Jiwon's Alcove

Single Exposure Fusion

2021
Yuhao Zhu
The pipeline. An SDR image is made brighter and darker, then denoising is applied. The resultant three images are combined with Mertens' fusion.

code  report 

Abstract

Photographers can extend the perceptual dynamic range of a photograph by utilizing the exposure fusion method, in which multiple photographs taken at different exposures are combined. However, this technique is susceptible to blur if the camera or subject moves.

I developed an alternate SDR to HDR pipeline which only requires one medium-exposure SDR photograph and will not be blurred due to camera or subject's movement. Unlike existing alternatives, single exposure fusion is a simple combination of classic denoising and exposure fusion algorithms that does not require machine learning.

Laymen's Abstract

A photograph is said to have "high perceptual dynamic range" if you can see the details clearly for both very bright and very dark parts of an image. Photographers want this property in their images. This goal hard to achieve due to fundamental limitations in cameras. Increasing exposure reveals details from dark parts, but over-exposes bright parts that become washed. On the other hand, decreasing exposure reveals details from light parts, but under-exposes dark parts that become pitch black.

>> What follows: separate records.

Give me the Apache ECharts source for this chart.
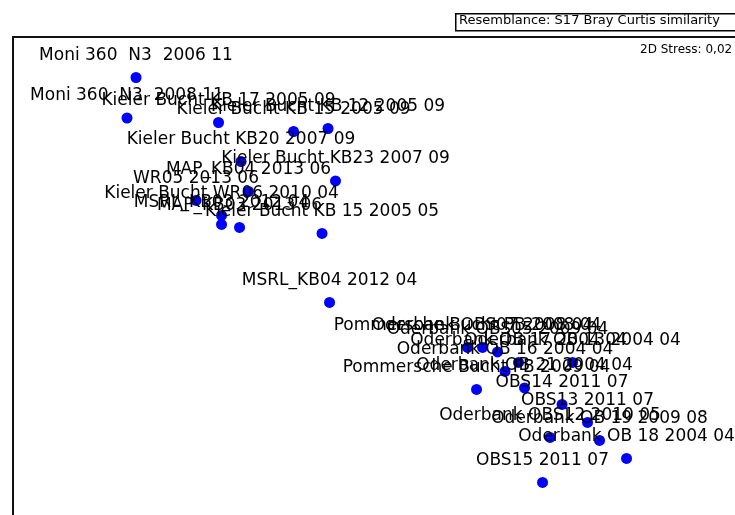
<!DOCTYPE html>
<html>
<head>
<meta charset="utf-8">
<script src="https://cdn.jsdelivr.net/npm/echarts@6/dist/echarts.min.js"></script>
<style>
html,body{margin:0;padding:0;background:#fff;}
#chart{width:735px;height:515px;}
</style>
</head>
<body>
<div id="chart"></div>
<script>
// Sample labels (MDS ordination, PRIMER style)
var sampleNames = [
  "Moni 360  N3  2006 11",
  "Moni 360  N3  2008 11",
  "Kieler Bucht KB 17 2005 09",
  "Kieler Bucht KB 15 2005 09",
  "Kieler Bucht KB 12 2005 09",
  "Kieler Bucht KB20 2007 09",
  "Kieler Bucht KB23 2007 09",
  "MAP_KB04 2013 06",
  "WR05 2013 06",
  "Kieler Bucht WR06 2010 04",
  "MSRL_KB03 2012 04",
  "MAP_KB03 2013 06",
  "Kieler Bucht KB 15 2005 05",
  "MSRL_KB04 2012 04",
  "Pommersche Bucht PB 2008 04",
  "Oderbank OBS07 2008 04",
  "Oderbank OBS05 2009 04",
  "Oderbank OB 17 2004 04",
  "Oderbank OB 13 2004 04",
  "Oderbank OB 16 2004 04",
  "Pommersche Bucht PB 2009 04",
  "Oderbank OB 21 2004 04",
  "OBS14 2011 07",
  "OBS13 2011 07",
  "Oderbank OBS12 2010 05",
  "Oderbank OB 19 2009 08",
  "Oderbank OB 18 2004 04",
  "OBS15 2011 07"
];
// MDS axis 1 values
var mds1 = [-1.58, -1.64, -1.03, -0.53, -0.30, -0.88, -0.25, -0.83, -1.18, -1.01, -1.01, -0.89, -0.34,
            -0.29, 0.63, 0.73, 0.83, 0.97, 1.33, 0.88, 0.69, 1.01, 1.26, 1.43, 1.18, 1.51, 1.69, 1.13];
// MDS axis 2 values
var mds2 = [1.33, 1.06, 1.03, 0.97, 0.99, 0.77, 0.64, 0.57, 0.51, 0.41, 0.35, 0.33, 0.29,
            -0.17, -0.47, -0.47, -0.50, -0.57, -0.57, -0.63, -0.75, -0.74, -0.85, -0.97, -1.07, -1.09, -1.21, -1.37];
var resemblanceText = "Resemblance: S17 Bray Curtis similarity";
var stressText = "2D Stress: 0,02";

var points = sampleNames.map(function (n, i) { return { name: n, value: [mds1[i], mds2[i]] }; });

var chart = echarts.init(document.getElementById('chart'), null, { renderer: 'canvas' });
chart.setOption({
  animation: false,
  backgroundColor: '#ffffff',
  grid: { left: 13, top: 37, right: 0, bottom: 0, containLabel: false },
  xAxis: {
    type: 'value', position: 'top', min: -2.4, max: 2.413,
    axisLine: { show: true, onZero: false, lineStyle: { color: '#111', width: 2 } },
    axisTick: { show: false }, axisLabel: { show: false }, splitLine: { show: false }
  },
  yAxis: {
    type: 'value', position: 'left', min: -1.587, max: 1.6,
    axisLine: { show: true, onZero: false, lineStyle: { color: '#111', width: 2 } },
    axisTick: { show: false }, axisLabel: { show: false }, splitLine: { show: false }
  },
  graphic: [
    { type: 'rect', left: 455, top: 13, shape: { width: 300, height: 17 },
      style: { fill: '#fff', stroke: '#000', lineWidth: 1.5 } },
    { type: 'text', left: 459, top: 14.5,
      style: { text: resemblanceText, font: '13px "DejaVu Sans"', fill: '#000' } },
    { type: 'text', left: 640, top: 44,
      style: { text: stressText, font: '12px "DejaVu Sans"', fill: '#000' } }
  ],
  series: [{
    type: 'scatter',
    data: points,
    symbol: 'circle',
    symbolSize: 11,
    itemStyle: { color: '#0000ff', opacity: 1 },
    label: {
      show: true, position: 'top', distance: 8, opacity: 1,
      formatter: function (p) { return p.name; },
      fontFamily: 'DejaVu Sans', fontSize: 17, color: '#000'
    },
    emphasis: { disabled: true },
    labelLayout: { hideOverlap: false }
  }]
});
</script>
</body>
</html>
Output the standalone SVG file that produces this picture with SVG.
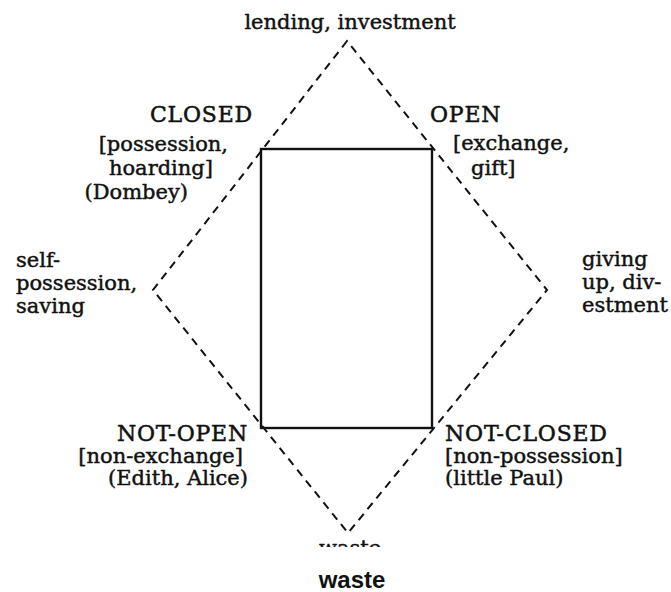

Photographers can take images taken of the same shot with different exposures, then combine them using an image processing algorithm to achieve high perceptual dynamic range. This technique is called exposure fusion. However, in order for exposure fusion to work well, the scene needs to be completely static between different shots. As such, it would be ideal if photographers could take just one photo, then apply a filter onto it to make it appear to be high dynamic range.

The best method for making a single image to be high perceptual dynamic range is by training a machine learning model. However, existing models do not perform well for all types of subjects, and requires a lot of money to collect data and train the model.

In this project, I explored an alternative technique. I first apply basic filters to the image to make a really bright copy, and a really dark copy. Then, I apply a traditional exposure fusion algorithm to mimic the effect of real exposure fusion from a single image. (Hence, single exposure fusion.) There is one downside though: cranking up the brightness of an image makes it very noisy. To combat this problem, I use denoising algorithms to reduce the noise from the brightened up image.

The result of single exposure fusion is, of course, not as good as real exposure fusion nor machine learning. The upside is that it can be applied to fast-moving subjects, and that it is much cheaper than model training.